__Set task__.
Transcribe the records below from the first line to the line that includes "const W = 587, H = 360;", inclusive, and omit the pictures.

*** Extracted material

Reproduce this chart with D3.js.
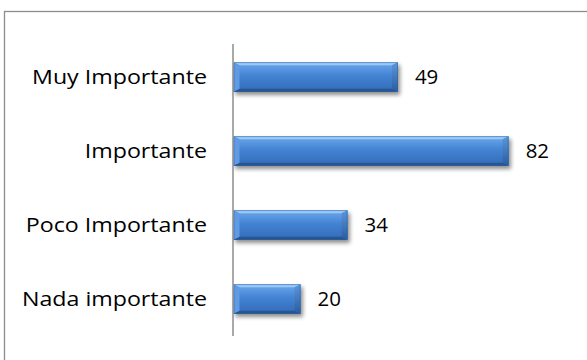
<!DOCTYPE html>
<html>
<head>
<meta charset="utf-8">
<script src="https://cdn.jsdelivr.net/npm/d3@7"></script>
<style>
  html, body { margin: 0; padding: 0; background: #fff; }
  svg { display: block; }
  text { font-family: "Open Sans", "Noto Sans", sans-serif; fill: #000; }
</style>
</head>
<body>
<svg id="chart" width="587" height="360"></svg>
<script>
// Categories and their counts, top to bottom
const categories = ["Muy Importante", "Importante", "Poco Importante", "Nada importante"];
const values = [49, 82, 34, 20];

const svg = d3.select("#chart");
const W = 587, H = 360;

// Chart-area frame (runs off the right and bottom edges)
svg.append("rect")
  .attr("x", 4.5).attr("y", 11.5)
  .attr("width", W + 10).attr("height", H + 10)
  .attr("fill", "#fff")
  .attr("stroke", "#8c8c8c")
  .attr("stroke-width", 1.3);

const x = d3.scaleLinear().domain([0, 90]).range([233.5, 535.5]);
const y = d3.scaleBand().domain(categories).range([40, 336])
  .paddingInner(0.6).paddingOuter(0.3);

const defs = svg.append("defs");

// Soft drop shadow below each bar
const f = defs.append("filter").attr("id", "shadow")
  .attr("x", "-10%").attr("y", "-30%").attr("width", "130%").attr("height", "190%");
f.append("feGaussianBlur").attr("in", "SourceAlpha").attr("stdDeviation", 2).attr("result", "b");
f.append("feOffset").attr("in", "b").attr("dx", 2).attr("dy", 3).attr("result", "o");
f.append("feComponentTransfer").attr("in", "o").attr("result", "s")
  .append("feFuncA").attr("type", "linear").attr("slope", 0.45);
const m = f.append("feMerge");
m.append("feMergeNode").attr("in", "s");
m.append("feMergeNode").attr("in", "SourceGraphic");

// Vertical gradient for the bar face
const g1 = defs.append("linearGradient").attr("id", "face")
  .attr("x1", 0).attr("y1", 0).attr("x2", 0).attr("y2", 1);
[[0, "#6ea9ee"], [0.45, "#4483d3"], [1, "#306bb9"]].forEach(([o, c]) =>
  g1.append("stop").attr("offset", o).attr("stop-color", c));

const g2 = defs.append("linearGradient").attr("id", "rightFace")
  .attr("x1", 0).attr("y1", 0).attr("x2", 0).attr("y2", 1);
[[0, "#5b96dc"], [1, "#2a5c9e"]].forEach(([o, c]) =>
  g2.append("stop").attr("offset", o).attr("stop-color", c));

const bev = 6;
const bars = svg.append("g").selectAll("g")
  .data(categories.map((c, i) => ({ c, v: values[i] })))
  .join("g")
  .attr("filter", "url(#shadow)");

bars.each(function (d) {
  const g = d3.select(this);
  const x0 = x(0), x1 = x(d.v), y0 = y(d.c), y1 = y(d.c) + y.bandwidth();
  const pts = a => a.map(p => p.join(",")).join(" ");
  // Face
  g.append("rect").attr("x", x0).attr("y", y0).attr("width", x1 - x0).attr("height", y1 - y0)
    .attr("fill", "url(#face)");
  // Top bevel
  g.append("polygon").attr("points", pts([[x0, y0], [x1, y0], [x1 - bev, y0 + 3], [x0 + bev, y0 + 3]]))
    .attr("fill", "#9ccaf7");
  // Bottom bevel
  g.append("polygon").attr("points", pts([[x0, y1], [x1, y1], [x1 - bev, y1 - 3], [x0 + bev, y1 - 3]]))
    .attr("fill", "#26558f");
  // Left bevel
  g.append("polygon").attr("points", pts([[x0, y0], [x0 + bev, y0 + 3], [x0 + bev, y1 - 3], [x0, y1]]))
    .attr("fill", "#5e9ae2");
  // Right bevel
  g.append("polygon").attr("points", pts([[x1, y0], [x1 - bev, y0 + 3], [x1 - bev, y1 - 3], [x1, y1]]))
    .attr("fill", "url(#rightFace)");
  // Thin dark outline
  g.append("rect").attr("x", x0 + 0.5).attr("y", y0 + 0.5).attr("width", x1 - x0 - 1).attr("height", y1 - y0 - 1)
    .attr("fill", "none").attr("stroke", "#2b5d9c").attr("stroke-width", 0.8).attr("stroke-opacity", 0.6);
});

// Category axis line
svg.append("line")
  .attr("x1", 233).attr("x2", 233).attr("y1", 44).attr("y2", 336)
  .attr("stroke", "#8c8c8c").attr("stroke-width", 1.5);

const fs = 19.5, sx = 1.19;

// Category labels
svg.append("g").selectAll("text")
  .data(categories)
  .join("text")
  .attr("text-anchor", "end")
  .attr("font-size", fs)
  .attr("transform", d => `translate(207,${y(d) + y.bandwidth() / 2}) scale(${sx},1)`)
  .attr("dy", "0.36em")
  .text(d => d);

// Value labels
svg.append("g").selectAll("text")
  .data(values)
  .join("text")
  .attr("font-size", fs)
  .attr("transform", (d, i) => `translate(${x(d) + 17},${y(categories[i]) + y.bandwidth() / 2}) scale(1.05,1)`)
  .attr("dy", "0.36em")
  .text(d => d);
</script>
</body>
</html>
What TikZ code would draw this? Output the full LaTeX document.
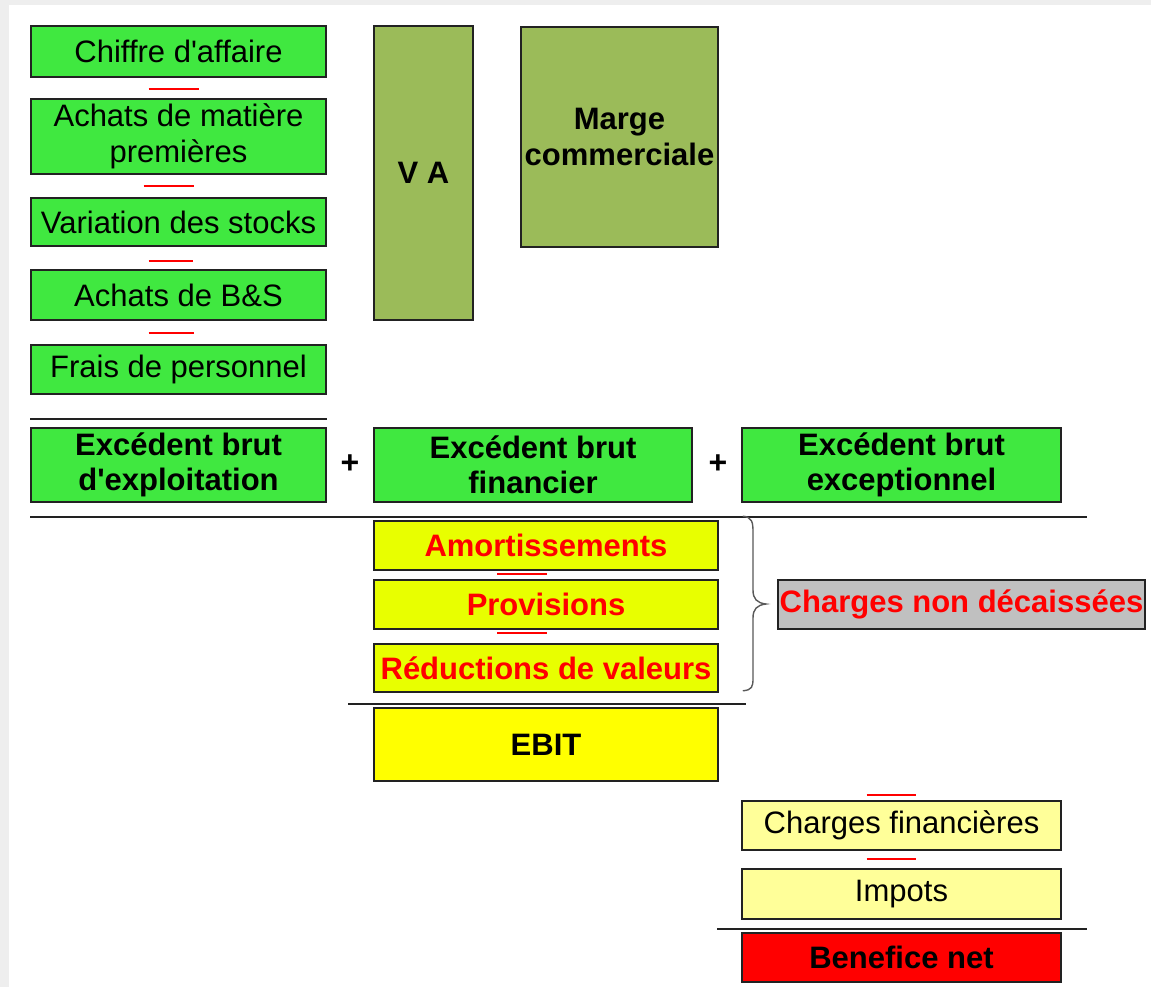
\documentclass[tikz,border=0pt]{standalone}
\usepackage{fontspec}
\setmainfont{Liberation Sans}[Ligatures=TeXOff]
\usetikzlibrary{calc}
\definecolor{vert}{HTML}{40E840}
\definecolor{olive}{HTML}{9BBB59}
\definecolor{jaune}{HTML}{FFFF00}
\definecolor{jauneVif}{HTML}{E8FF00}
\definecolor{jaunePale}{HTML}{FFFF99}
\definecolor{gris}{HTML}{C0C0C0}
\definecolor{trait}{HTML}{222222}
\definecolor{fond}{HTML}{EEEEEE}

\begin{document}
\begin{tikzpicture}[x=1pt,y=-1pt,
  poste/.style={draw=trait, line width=1.6pt, inner sep=0pt, align=center,
    font=\fontsize{31}{35.5}\selectfont},
  solde/.style={poste, font=\fontsize{31}{35.5}\selectfont\bfseries},
  moins/.style={draw=red, line width=1.5pt},
  barre/.style={draw=trait, line width=1.6pt},
  signe/.style={inner sep=0pt, font=\fontsize{32}{34}\selectfont\bfseries}]

% page and its shadowed border
\useasboundingbox (0,0) rectangle (1151,987);
\fill[fond] (0,0) rectangle (1151,987);
\fill[white] (9,5) rectangle (1151,987);

% operating items
\node[poste, fill=vert, minimum width=295pt, minimum height=51pt] (ca) at (178.5,51.5) {Chiffre d'affaire};
\node[poste, fill=vert, minimum width=295pt, minimum height=75pt] (amp) at (178.5,136.5) {Achats de matière\\premières};
\node[poste, fill=vert, minimum width=295pt, minimum height=48pt] (stk) at (178.5,222) {Variation des stocks};
\node[poste, fill=vert, minimum width=295pt, minimum height=50pt] (bs) at (178.5,295) {Achats de B\&S};
\node[poste, fill=vert, minimum width=295pt, minimum height=49pt] (pers) at (178.5,369.5) {Frais de personnel};

\draw[moins] ($(amp.north)+(-30,-9)$) -- ++(50,0);
\draw[moins] ($(stk.north)+(-35,-11)$) -- ++(50,0);
\draw[moins] ($(bs.north)+(-30,-8)$) -- ++(44,0);
\draw[moins] ($(pers.north)+(-30,-11)$) -- ++(45,0);

% intermediate margins
\node[solde, fill=olive, minimum width=99pt, minimum height=294pt] (va) at (423.5,173) {V A};
\node[solde, fill=olive, minimum width=197pt, minimum height=220pt] (mc) at (619.5,137) {Marge\\commerciale};

% gross surpluses
\draw[barre] ($(pers.south west)+(0,24)$) -- ($(pers.south east)+(0,24)$);
\node[solde, fill=vert, minimum width=295pt, minimum height=74pt] (ebe) at (178.5,465) {Excédent brut\\d'exploitation};
\node[solde, fill=vert, minimum width=318pt, minimum height=74pt] (ebf) at (533,465) {Excédent brut\\financier};
\node[solde, fill=vert, minimum width=319pt, minimum height=74pt] (ebx) at (901.5,465) {Excédent brut\\exceptionnel};
\node[signe] (p1) at (350,464) {+};
\node[signe] (p2) at (718,464) {+};
\draw[barre] ($(ebe.south west)+(0,14)$) -- ($(ebx.south east)+(25,14)$);

% non-cash charges
\node[solde, text=red, fill=jauneVif, minimum width=344pt, minimum height=49pt] (amo) at (546,545.5) {Amortissements};
\node[solde, text=red, fill=jauneVif, minimum width=344pt, minimum height=49pt] (prov) at (546,604.5) {Provisions};
\node[solde, text=red, fill=jauneVif, minimum width=344pt, minimum height=48pt] (red) at (546,668) {Réductions de valeurs};
\draw[moins] ($(prov.north)+(-49,-5)$) -- ++(50,0);
\draw[moins] ($(red.north)+(-49,-10)$) -- ++(50,0);

\coordinate (bh) at ($(amo.north east)+(24,-4)$);
\coordinate (bb) at ($(red.south east)+(24,-2)$);
\coordinate (bp) at (766,604);
\draw[draw=trait!75, line width=1.4pt]
  (bh) .. controls (752,517) and (753,522) .. (753,532) -- (753,590)
  .. controls (753,599) and (757,603) .. (bp)
  .. controls (757,605) and (753,609) .. (753,618) -- (753,678)
  .. controls (753,687) and (752,690) .. (bb);
\node[solde, text=red, fill=gris, minimum width=367pt, minimum height=49pt] (cnd) at (961.5,604.5) {Charges non décaissées};

% EBIT
\draw[barre] ($(red.south west)+(-25,11)$) -- ($(red.south east)+(27,11)$);
\node[solde, fill=jaune, minimum width=344pt, minimum height=73pt] (ebit) at (546,744.5) {EBIT};

% net result
\node[poste, fill=jaunePale, minimum width=319pt, minimum height=49pt] (cf) at (901.5,825.5) {Charges financières};
\node[poste, fill=jaunePale, minimum width=319pt, minimum height=50pt] (imp) at (901.5,894) {Impots};
\draw[moins] ($(cf.north)+(-35,-5)$) -- ++(49,0);
\draw[moins] ($(imp.north)+(-35,-9)$) -- ++(49,0);
\draw[barre] ($(imp.south west)+(-24,9)$) -- ($(imp.south east)+(25,9)$);
\node[solde, fill=red, minimum width=319pt, minimum height=49pt] (bn) at (901.5,957.5) {Benefice net};
\end{tikzpicture}
\end{document}
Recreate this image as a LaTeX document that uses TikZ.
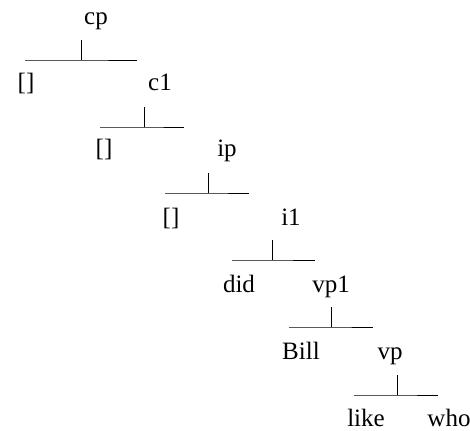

******

__Worked solution__.
Reproduce this chart with D3.js.
<!DOCTYPE html>
<html>
<head>
<meta charset="utf-8">
<script src="https://cdn.jsdelivr.net/npm/d3@7"></script>
<style>
  html, body { margin: 0; padding: 0; background: #fff; }
  svg { display: block; }
  text { font-family: "Open Sans", "Noto Sans", sans-serif; fill: #000; }
</style>
</head>
<body>
<svg id="chart" width="587" height="360"></svg>
<script>
// Categories and their counts, top to bottom
const categories = ["Muy Importante", "Importante", "Poco Importante", "Nada importante"];
const values = [49, 82, 34, 20];

const svg = d3.select("#chart");
const W = 587, H = 360;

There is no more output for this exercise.